So now you've learned the scale we need to know how to apply it. In other words, which minor 6th pentatonic to play over each chord in a progression.
Well in actual fact, it's pretty simple. If you're chord is built from a major scale (as opposed to a melodic minor) then simply work out which key you're in first of all. The minor 6th pentatonic is built from the 2nd degree of a major key so you'd use the minor 6th pentatonic built from that 2nd degree. Lets look at an example.
Our chord chart says Fmaj7#11. Well, that chord is the IV chord of the key of C major. Step one done! Next we work out that the second degree of a C major scale is D so we play a Dm6 pentatonic over the Fmaj7#11 chord! Try it - it sounds great.

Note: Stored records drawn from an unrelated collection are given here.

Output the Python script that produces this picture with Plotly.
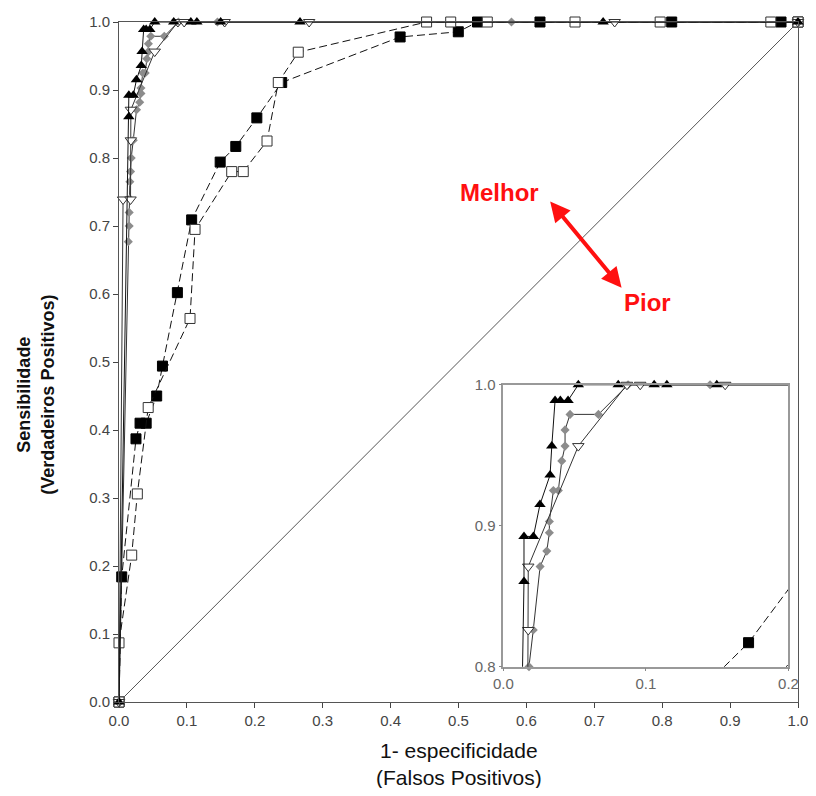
import plotly.graph_objects as go

# ---------------- data ----------------
fs_x = [0, 0.004, 0.025, 0.031, 0.040, 0.0555, 0.064, 0.086, 0.107, 0.149, 0.172,
        0.203, 0.2396, 0.414, 0.4997, 0.528, 0.62, 0.814, 0.975, 1.0]
fs_y = [0, 0.184, 0.387, 0.41, 0.41, 0.450, 0.494, 0.602, 0.709, 0.794, 0.817,
        0.859, 0.911, 0.978, 0.9856, 1.0, 1.0, 1.0, 1.0, 1.0]

os_x = [0, 0, 0.0187, 0.027, 0.043, 0.1046, 0.112, 0.166, 0.183, 0.218, 0.2346,
        0.264, 0.453, 0.4885, 0.5424, 0.6716, 0.797, 0.96, 1.0]
os_y = [0, 0.087, 0.216, 0.306, 0.433, 0.564, 0.695, 0.780, 0.780, 0.825, 0.911,
        0.9556, 1.0, 1.0, 1.0, 1.0, 1.0, 1.0, 1.0]

gd_x = [0, 0.0137, 0.015, 0.015, 0.016, 0.016, 0.017, 0.018, 0.021, 0.0258, 0.0305,
        0.0323, 0.0323, 0.0351, 0.0386, 0.041, 0.0433, 0.0433, 0.0468, 0.0667, 0.0875,
        0.145, 0.578, 1.0]
gd_y = [0, 0.677, 0.70, 0.72, 0.74, 0.765, 0.78, 0.80, 0.826, 0.871, 0.882,
        0.895, 0.903, 0.925, 0.925, 0.946, 0.9565, 0.968, 0.979, 0.979, 1.0,
        1.0, 1.0, 1.0]

vt_x = [0, 0.006, 0.017, 0.0175, 0.0175, 0.0526, 0.0867, 0.096, 0.1556, 0.28, 0.73, 1.0]
vt_y = [0, 0.739, 0.739, 0.826, 0.871, 0.9565, 1.0, 1.0, 1.0, 1.0, 1.0, 1.0]

tr_x = [0, 0.0145, 0.0145, 0.0211, 0.0257, 0.0328, 0.034, 0.0363, 0.040, 0.0454,
        0.0526, 0.0806, 0.1058, 0.1147, 0.1497, 0.2666, 0.713, 1.0]
tr_y = [0, 0.8605, 0.8924, 0.8924, 0.915, 0.936, 0.9565, 0.9889, 0.9889, 0.9889,
        1.0, 1.0, 1.0, 1.0, 1.0, 1.0, 1.0, 1.0]

diag_x = [0, 1]
diag_y = [0, 1]

main_ticks = [0, 0.1, 0.2, 0.3, 0.4, 0.5, 0.6, 0.7, 0.8, 0.9, 1.0]
main_ticktext = ["0.0", "0.1", "0.2", "0.3", "0.4", "0.5", "0.6", "0.7", "0.8", "0.9", "1.0"]
inset_xticks = [0, 0.1, 0.2]
inset_xtext = ["0.0", "0.1", "0.2"]
inset_yticks = [0.8, 0.9, 1.0]
inset_ytext = ["0.8", "0.9", "1.0"]

# ---------------- figure ----------------
fig = go.Figure()

fig.add_trace(go.Scatter(x=diag_x, y=diag_y, mode="lines",
                         line=dict(color="#555555", width=1),
                         xaxis="x", yaxis="y", hoverinfo="skip"))

series = [
    dict(x=fs_x, y=fs_y, line=dict(color="#111111", width=1, dash="8px,4px"),
         marker=dict(symbol="square", size=10, color="#000000",
                     line=dict(color="#000000", width=1))),
    dict(x=os_x, y=os_y, line=dict(color="#111111", width=1, dash="8px,4px"),
         marker=dict(symbol="square", size=10, color="#ffffff",
                     line=dict(color="#333333", width=1))),
    dict(x=gd_x, y=gd_y, line=dict(color="#333333", width=1),
         marker=dict(symbol="diamond", size=7, color="#8c8c8c",
                     line=dict(color="#8c8c8c", width=0))),
    dict(x=vt_x, y=vt_y, line=dict(color="#333333", width=1),
         marker=dict(symbol="triangle-down", size=10, color="#ffffff",
                     line=dict(color="#333333", width=1))),
    dict(x=tr_x, y=tr_y, line=dict(color="#111111", width=1),
         marker=dict(symbol="triangle-up", size=10, color="#000000",
                     line=dict(color="#000000", width=0))),
]

for ax in [("x", "y"), ("x2", "y2")]:
    for s in series:
        fig.add_trace(go.Scatter(x=s["x"], y=s["y"], mode="lines+markers",
                                 line=s["line"], marker=s["marker"],
                                 xaxis=ax[0], yaxis=ax[1], cliponaxis=False,
                                 hoverinfo="skip"))

tickfont = dict(family="Liberation Sans, Arial, sans-serif", size=15, color="#444444")
inset_font = dict(family="Liberation Sans, Arial, sans-serif", size=15, color="#666666")

# page has an 8px body margin, so the figure is sized to fit inside the window
fig.update_layout(
    width=808, height=780, autosize=False,
    margin=dict(l=111, r=18, t=14, b=86, autoexpand=False),
    paper_bgcolor="white", plot_bgcolor="white",
    showlegend=False,
    xaxis=dict(domain=[0, 1], range=[0, 1], tickvals=main_ticks, ticktext=main_ticktext,
               ticks="outside", ticklen=5, tickcolor="#444444", showline=True,
               linecolor="#555555", linewidth=1, mirror=True, showgrid=False,
               zeroline=False, tickfont=tickfont, automargin=False,
               ticklabeloverflow="allow"),
    yaxis=dict(domain=[0, 1], range=[0, 1], tickvals=main_ticks, ticktext=main_ticktext,
               ticks="outside", ticklen=5, tickcolor="#444444", showline=True,
               linecolor="#555555", linewidth=1, mirror=True, showgrid=False,
               zeroline=False, tickfont=tickfont, automargin=False),
    xaxis2=dict(domain=[0.566, 0.986], anchor="y2", range=[0, 0.2],
                tickvals=inset_xticks, ticktext=inset_xtext, ticks="outside", ticklen=3,
                tickcolor="#888888", showline=True, linecolor="#999999", linewidth=1.5,
                mirror=True, showgrid=False, zeroline=False, tickfont=inset_font,
                automargin=False, ticklabeloverflow="allow"),
    yaxis2=dict(domain=[0.052, 0.4665], anchor="x2", range=[0.8, 1.0],
                tickvals=inset_yticks, ticktext=inset_ytext, ticks="outside", ticklen=3,
                tickcolor="#888888", showline=True, linecolor="#999999", linewidth=1.5,
                mirror=True, showgrid=False, zeroline=False, tickfont=inset_font,
                automargin=False),
)

red = "#ff1010"
fig.add_annotation(x=0.635, y=0.736, ax=0.742, ay=0.607, xref="x", yref="y",
                   axref="x", ayref="y", text="", showarrow=True,
                   arrowhead=2, startarrowhead=2, arrowside="end+start",
                   arrowsize=1, startarrowsize=1, arrowwidth=4, arrowcolor=red)
fig.add_annotation(x=0.561, y=0.749, xref="x", yref="y", text="<b>Melhor</b>",
                   showarrow=False, font=dict(family="Liberation Sans, Arial, sans-serif",
                                              size=24, color=red))
fig.add_annotation(x=0.779, y=0.587, xref="x", yref="y", text="<b>Pior</b>",
                   showarrow=False, font=dict(family="Liberation Sans, Arial, sans-serif",
                                              size=24, color=red))

# axis titles
fig.add_annotation(x=-0.1222, y=0.452, xref="paper", yref="paper",
                   xanchor="center", yanchor="middle",
                   text="<b>Sensibilidade<br>(Verdadeiros Positivos)</b>",
                   textangle=-90, showarrow=False,
                   font=dict(family="Liberation Sans, Arial, sans-serif", size=18, color="#111111"))
fig.add_annotation(x=0.5, y=-0.0912, xref="paper", yref="paper",
                   xanchor="center", yanchor="middle",
                   text="1- especificidade<br>(Falsos Positivos)",
                   showarrow=False,
                   font=dict(family="Liberation Sans, Arial, sans-serif",
                             size=21, color="#111111"))

fig.write_html("out.html")
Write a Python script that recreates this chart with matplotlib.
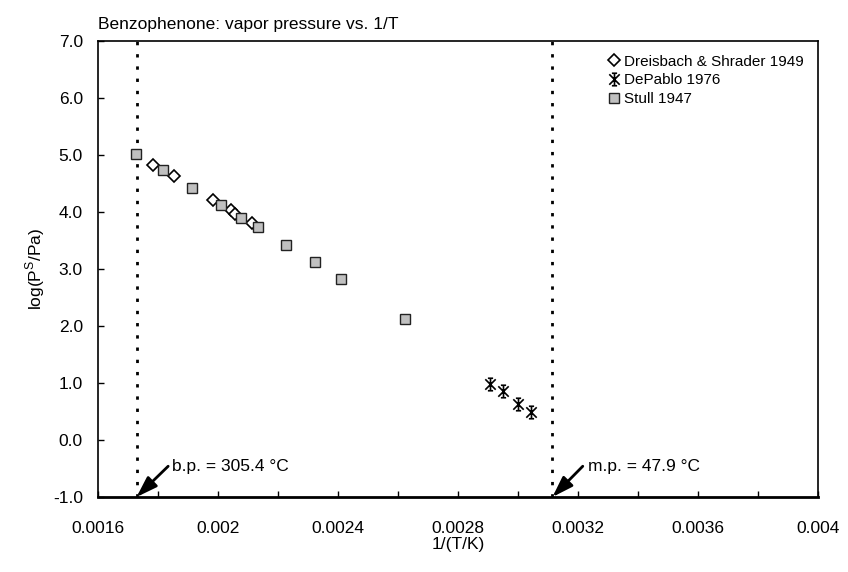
import matplotlib
matplotlib.use("Agg")
import matplotlib.pyplot as plt
from matplotlib.path import Path
from matplotlib.ticker import MultipleLocator, FormatStrFormatter, FuncFormatter

plt.rcParams['font.family'] = ['Liberation Sans', 'DejaVu Sans']

# Stull 1947
stull_x = [0.001728, 0.001818, 0.001912, 0.002010, 0.002077, 0.002133,
           0.002227, 0.002322, 0.002411, 0.002622]
stull_y = [5.01, 4.73, 4.43, 4.13, 3.90, 3.73, 3.43, 3.13, 2.82, 2.12]

# Dreisbach & Shrader 1949
dreis_x = [0.001783, 0.001854, 0.001983, 0.002043, 0.002056, 0.002113]
dreis_y = [4.82, 4.63, 4.21, 4.03, 3.97, 3.81]

# DePablo 1976
depablo_x = [0.002907, 0.002949, 0.003001, 0.003043]
depablo_y = [0.98, 0.86, 0.63, 0.50]

# boiling / melting point lines
bp_x = 0.0017284
mp_x = 0.0031148

# star marker like the spreadsheet one
star = Path([(-1, -1), (1, 1), (-1, 1), (1, -1), (0, -1.2), (0, 1.2),
             (-0.5, 1.2), (0.5, 1.2), (-0.5, -1.2), (0.5, -1.2)],
            [Path.MOVETO, Path.LINETO] * 5)

fig = plt.figure(figsize=(8.48, 5.72), dpi=100)
ax = fig.add_axes([0.1156, 0.1311, 0.849, 0.7972])

ax.axvline(bp_x, color='black', lw=2, linestyle=(0, (1.2, 3.2)), dash_capstyle='butt')
ax.axvline(mp_x, color='black', lw=2, linestyle=(0, (1.2, 3.2)), dash_capstyle='butt')

ax.plot(dreis_x, dreis_y, linestyle='none', marker='D', ms=6, mfc='white',
        mec='black', mew=1.2, label='Dreisbach & Shrader 1949', zorder=3)
ax.plot(depablo_x, depablo_y, linestyle='none', marker=star, ms=9, mfc='none',
        mec='black', mew=1.2, label='DePablo 1976', zorder=3)
ax.plot(stull_x, stull_y, linestyle='none', marker='s', ms=7.5, mfc='#c0c0c0',
        mec='#222222', mew=1.0, label='Stull 1947', zorder=4)

# arrows pointing at the b.p. / m.p. on the x axis
arrow = dict(arrowstyle='-|>,head_length=0.9,head_width=0.3', color='black',
             lw=2, mutation_scale=14, shrinkA=0, shrinkB=0)
ax.annotate('', xy=(bp_x, -1.0), xytext=(0.0018338, -0.46), arrowprops=arrow)
ax.annotate('', xy=(mp_x, -1.0), xytext=(0.0032159, -0.46), arrowprops=arrow)
ax.text(0.001848, -0.47, 'b.p. = 305.4 °C', fontsize=12.5, va='center', ha='left')
ax.text(0.0032326, -0.47, 'm.p. = 47.9 °C', fontsize=12.5, va='center', ha='left')

ax.set_xlim(0.0016, 0.004)
ax.set_ylim(-1.0, 7.0)
ax.xaxis.set_major_locator(MultipleLocator(0.0004))
ax.xaxis.set_minor_locator(MultipleLocator(0.0002))
ax.xaxis.set_major_formatter(FuncFormatter(lambda v, p: '%g' % v))
ax.yaxis.set_major_locator(MultipleLocator(1.0))
ax.yaxis.set_major_formatter(FormatStrFormatter('%.1f'))
ax.tick_params(axis='both', which='both', direction='in', length=4, width=1,
               labelsize=12.5)
ax.tick_params(axis='x', which='major', pad=17)
ax.tick_params(axis='y', which='major', pad=11)
ax.yaxis.set_ticks_position('left')
ax.xaxis.set_ticks_position('bottom')
for s in ax.spines.values():
    s.set_linewidth(1.2)
ax.spines['bottom'].set_linewidth(2)

ax.set_xlabel('1/(T/K)', fontsize=12.5, labelpad=1)
ax.set_ylabel('log(P$^{\\mathregular{S}}$/Pa)', fontsize=12.5, labelpad=4)
ax.set_title('Benzophenone: vapor pressure vs. 1/T', loc='left', fontsize=12.5, pad=9)

ax.legend(loc='upper right', frameon=False, fontsize=11, handlelength=0.8,
          handletextpad=0.3, labelspacing=0.3, borderaxespad=0.6,
          borderpad=0.3)

fig.savefig('out.png', dpi=100)
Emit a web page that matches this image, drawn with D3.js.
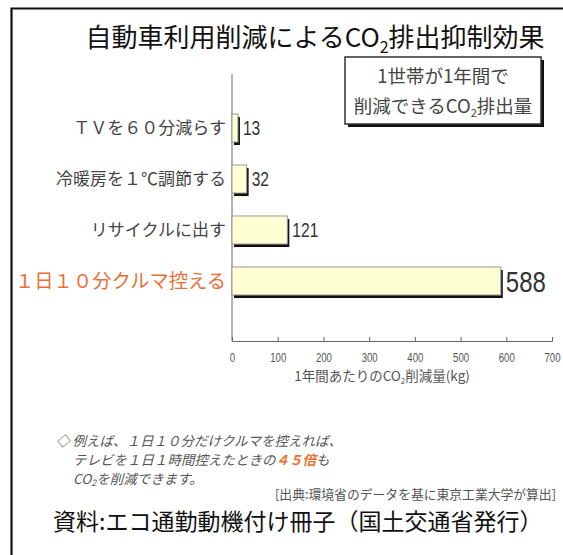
<!DOCTYPE html>
<html>
<head>
<meta charset="utf-8">
<script src="https://cdn.jsdelivr.net/npm/d3@7"></script>
<style>
  body { margin: 0; background: #fff; }
  svg { display: block; font-family: "Noto Sans CJK JP", "Noto Sans", sans-serif; }
</style>
</head>
<body>
<div id="chart"></div>
<script>
// data
const categories = ["ＴＶを６０分減らす", "冷暖房を１℃調節する", "リサイクルに出す", "１日１０分クルマ控える"];
const values = [13, 32, 121, 588];
const xTicks = [0, 100, 200, 300, 400, 500, 600, 700];

const width = 563, height = 555;

const svg = d3.select("#chart").append("svg")
    .attr("width", width)
    .attr("height", height);

// frame (left and top edges only visible)
svg.append("path")
    .attr("d", `M11.5,${height} V8.5 H${width}`)
    .attr("fill", "none")
    .attr("stroke", "#111")
    .attr("stroke-width", 2.2);

// title
const title = svg.append("text")
    .attr("x", 315)
    .attr("y", 47)
    .attr("text-anchor", "middle")
    .style("font-size", "26px")
    .attr("fill", "#111");
title.append("tspan").text("自動車利用削減によるCO");
title.append("tspan").attr("dy", 6).style("font-size", "16px").text("2");
title.append("tspan").attr("dy", -6).text("排出抑制効果");

// boxed caption
const box = svg.append("g").attr("transform", "translate(345,57)");
box.append("rect").attr("x", 3).attr("y", 3).attr("width", 196).attr("height", 67).attr("fill", "#111");
box.append("rect").attr("width", 196).attr("height", 67).attr("fill", "#fff").attr("stroke", "#333").attr("stroke-width", 1.5);
box.append("text").attr("x", 98).attr("y", 26).attr("text-anchor", "middle")
    .style("font-size", "18.5px").attr("fill", "#444").text("1世帯が1年間で");
const bt = box.append("text").attr("x", 98).attr("y", 56).attr("text-anchor", "middle")
    .style("font-size", "18.5px").attr("fill", "#444");
bt.append("tspan").text("削減できるCO");
bt.append("tspan").attr("dy", 4).style("font-size", "11px").text("2");
bt.append("tspan").attr("dy", -4).text("排出量");

// scales
const x = d3.scaleLinear().domain([0, 700]).range([232, 552]);
const y = d3.scaleBand().domain(categories).range([102.5, 306.5])
    .paddingInner(0.45).paddingOuter(0.225);

// vertical baseline
svg.append("line")
    .attr("x1", x(0)).attr("x2", x(0))
    .attr("y1", 74).attr("y2", 341)
    .attr("stroke", "#666").attr("stroke-width", 1);

// x axis
const xAxis = svg.append("g")
    .attr("transform", "translate(0,341)")
    .call(d3.axisBottom(x).tickValues(xTicks).tickSizeInner(-4).tickSizeOuter(-4).tickPadding(12));
xAxis.select(".domain").attr("stroke", "#666");
xAxis.selectAll(".tick line").attr("stroke", "#666");
xAxis.selectAll(".tick text")
    .attr("fill", "#555")
    .attr("transform", "scale(0.8,1)")
    .style("font-family", "'Liberation Sans', sans-serif")
    .style("font-size", "12px");

const at = svg.append("text")
    .attr("x", 382).attr("y", 381)
    .attr("text-anchor", "middle")
    .style("font-size", "13.5px")
    .attr("fill", "#555");
at.append("tspan").text("1年間あたりのCO");
at.append("tspan").attr("dy", 3).style("font-size", "8px").text("2");
at.append("tspan").attr("dy", -3).text("削減量(kg)");

// bars
const rows = svg.append("g").selectAll("g")
    .data(categories.map((c, i) => ({ name: c, value: values[i], last: i === categories.length - 1 })))
    .join("g");

rows.append("rect")
    .attr("x", x(0) + 2)
    .attr("y", d => y(d.name) + 3)
    .attr("width", d => x(d.value) - x(0))
    .attr("height", y.bandwidth())
    .attr("fill", "#111");

rows.append("rect")
    .attr("x", x(0))
    .attr("y", d => y(d.name))
    .attr("width", d => x(d.value) - x(0))
    .attr("height", y.bandwidth())
    .attr("fill", "#ffffd4")
    .attr("stroke", "#999")
    .attr("stroke-width", 1);

rows.append("text")
    .attr("transform", d => `translate(${x(d.value) + 5},${y(d.name) + y.bandwidth() / 2}) scale(0.8,1)`)
    .attr("dy", "0.36em")
    .style("font-family", "'Liberation Sans', sans-serif")
    .style("font-size", d => d.last ? "30px" : "19.5px")
    .attr("fill", "#333")
    .text(d => d.value);

rows.append("text")
    .attr("x", 226)
    .attr("y", d => y(d.name) + y.bandwidth() / 2)
    .attr("dy", "0.36em")
    .attr("text-anchor", "end")
    .style("font-size", d => d.last ? "19.3px" : "17px")
    .attr("fill", d => d.last ? "#e8703a" : "#444")
    .text(d => d.name);

// note
const note = svg.append("g")
    .style("font-size", "13.5px")
    .style("font-style", "italic")
    .attr("fill", "#555");
note.append("text").attr("x", 56).attr("y", 446).text("◇ 例えば、１日１０分だけクルマを控えれば、");
const n2 = note.append("text").attr("x", 73).attr("y", 465);
n2.append("tspan").text("テレビを１日１時間控えたときの");
n2.append("tspan").attr("fill", "#f07030").style("font-weight", "bold").text("４５倍");
n2.append("tspan").text("も");
const n3 = note.append("text").attr("x", 73).attr("y", 484);
n3.append("tspan").text("CO");
n3.append("tspan").attr("dy", 2).style("font-size", "9px").text("2");
n3.append("tspan").attr("dy", -2).text("を削減できます。");

svg.append("text")
    .attr("x", 556).attr("y", 499)
    .attr("text-anchor", "end")
    .style("font-size", "12.8px")
    .attr("fill", "#555")
    .text("[出典:環境省のデータを基に東京工業大学が算出]");

svg.append("text")
    .attr("x", 53).attr("y", 530)
    .style("font-size", "23px")
    .attr("fill", "#111")
    .text("資料:エコ通勤動機付け冊子（国土交通省発行）");
</script>
</body>
</html>
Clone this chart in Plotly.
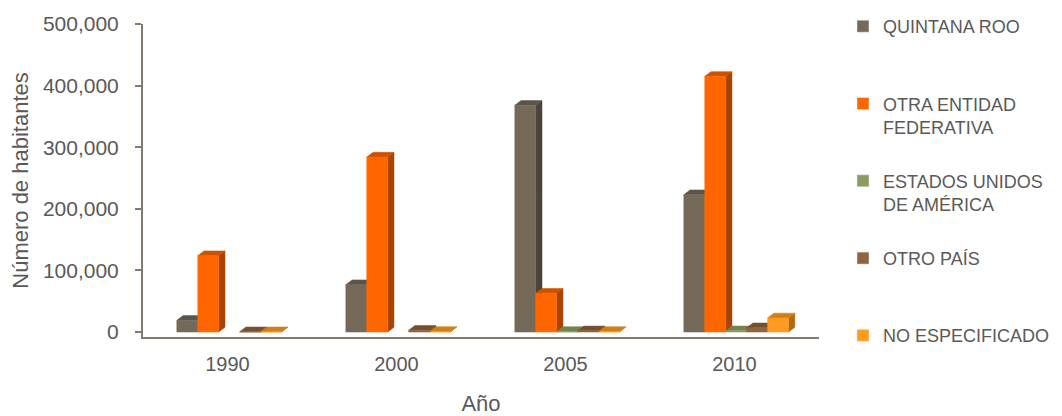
import plotly.graph_objects as go

# data (Excel 3D column chart)
years = ["1990", "2000", "2005", "2010"]
series_names = ["QUINTANA ROO", "OTRA ENTIDAD<br>FEDERATIVA", "ESTADOS UNIDOS<br>DE AMÉRICA",
                "OTRO PAÍS", "NO ESPECIFICADO"]
quintana_roo = [19000, 77000, 368000, 223000]
otra_entidad = [124000, 284000, 63000, 415000]
estados_unidos = [None, None, 1000, 2000]
otro_pais = [500, 3000, 2000, 7000]
no_especificado = [500, 1000, 1000, 23000]
values = [quintana_roo, otra_entidad, estados_unidos, otro_pais, no_especificado]

front = ["#756A5A", "#FF6600", "#8C9A64", "#8E6540", "#FF9A22"]
side = ["#4B443A", "#A84300", "#5E6A40", "#5E4128", "#B06A10"]
top = ["#5C5448", "#CC5200", "#74824E", "#755030", "#D07E18"]

w = 0.124      # bar width in category units
dx = 0.037     # fake depth, x
dy = 7700      # fake depth, y
shift = 0.01

fig = go.Figure()


def poly(pts_list):
    xs, ys = [], []
    for pts in pts_list:
        for px, py in pts + [pts[0]]:
            xs.append(px)
            ys.append(py)
        xs.append(None)
        ys.append(None)
    return xs, ys


for j, vals in enumerate(values):
    fronts, sides, tops = [], [], []
    for i, v in enumerate(vals):
        if v is None:
            continue
        xl = i + shift + (j - 2.5) * w
        xr = xl + w
        fronts.append([(xl, 0), (xr, 0), (xr, v), (xl, v)])
        sides.append([(xr, 0), (xr + dx, dy), (xr + dx, v + dy), (xr, v)])
        tops.append([(xl, v), (xl + dx, v + dy), (xr + dx, v + dy), (xr, v)])
    for pts, col in [(sides, side[j]), (tops, top[j]), (fronts, front[j])]:
        xs, ys = poly(pts)
        fig.add_trace(go.Scatter(x=xs, y=ys, mode="lines", fill="toself", fillcolor=col,
                                 line=dict(color=col, width=0.5), showlegend=False,
                                 hoverinfo="skip"))

# legend entries
for j, name in enumerate(series_names):
    label = name if "<br>" in name else name + "<br> "
    fig.add_trace(go.Bar(x=[None], y=[None], name=label, marker_color=front[j],
                         legendgroup=str(j)))

font_col = "#595959"
axis_col = "#857B6C"

# page body adds an 8px margin, so the figure is 8px smaller than the window
W, H = 1054, 408

fig.update_layout(
    width=W, height=H,
    margin=dict(l=135, r=243, t=16, b=79, autoexpand=False),
    plot_bgcolor="white", paper_bgcolor="white",
    font=dict(family="Liberation Sans, Arial, sans-serif", color=font_col, size=18),
    legend=dict(xref="container", yref="container", x=835 / W, y=1 + 4 / H,
                xanchor="left", yanchor="top", valign="top", maxheight=1.0,
                tracegroupgap=27.5, font=dict(size=18, color=font_col)),
    xaxis=dict(range=[-0.5, 3.5], tickvals=[0, 1, 2, 3], ticktext=years,
               showline=True, linecolor=axis_col, linewidth=2, showgrid=False,
               zeroline=False, ticks="", ticklabelstandoff=8,
               tickfont=dict(size=20),
               title=dict(text="Año", font=dict(size=22), standoff=22)),
    yaxis=dict(range=[-8000, 500000], tickvals=[0, 100000, 200000, 300000, 400000, 500000],
               tickformat=",", showline=True, linecolor=axis_col, linewidth=2,
               ticks="outside", ticklen=6, tickcolor=axis_col, tickwidth=2,
               showgrid=False, zeroline=False, ticklabelstandoff=12,
               tickfont=dict(size=21),
               title=dict(text="Número de habitantes", font=dict(size=22), standoff=10)),
)

fig.write_html("out.html")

As a quick side note - don't use this scale over a I chord. It'll sound horrible - take my word for it. But for all other major scale constructed chords it'll sound awesome!
Now, if your chord is built from a melodic minor scale as opposed to a major then it's even simpler. Work out which melodic minor scale your chord comes from and then play the m6 pentatonic built from the 1st degree of that melodic minor scale.
Example - Our chord chart says Bb7#11. Well, this chord is the IV chord of F melodic minor (refer to the melodic minor tutorials on this site if that doesn't make sense). Therefore, we play an Fm6 pentatonic over this chord.
Try working out which m6 pentatonic scales to play over these chords,
Gmaj7#11 (Chord IV of major scale)
D7alt (Chord VII of melodic minor scale)
Fm11 (Chord II of major scale
Bb7sus4 (Chord V of major scale)
Amaj7#5 (Chord III of melodic minor scale)
If you can work these out then you're ready to move on.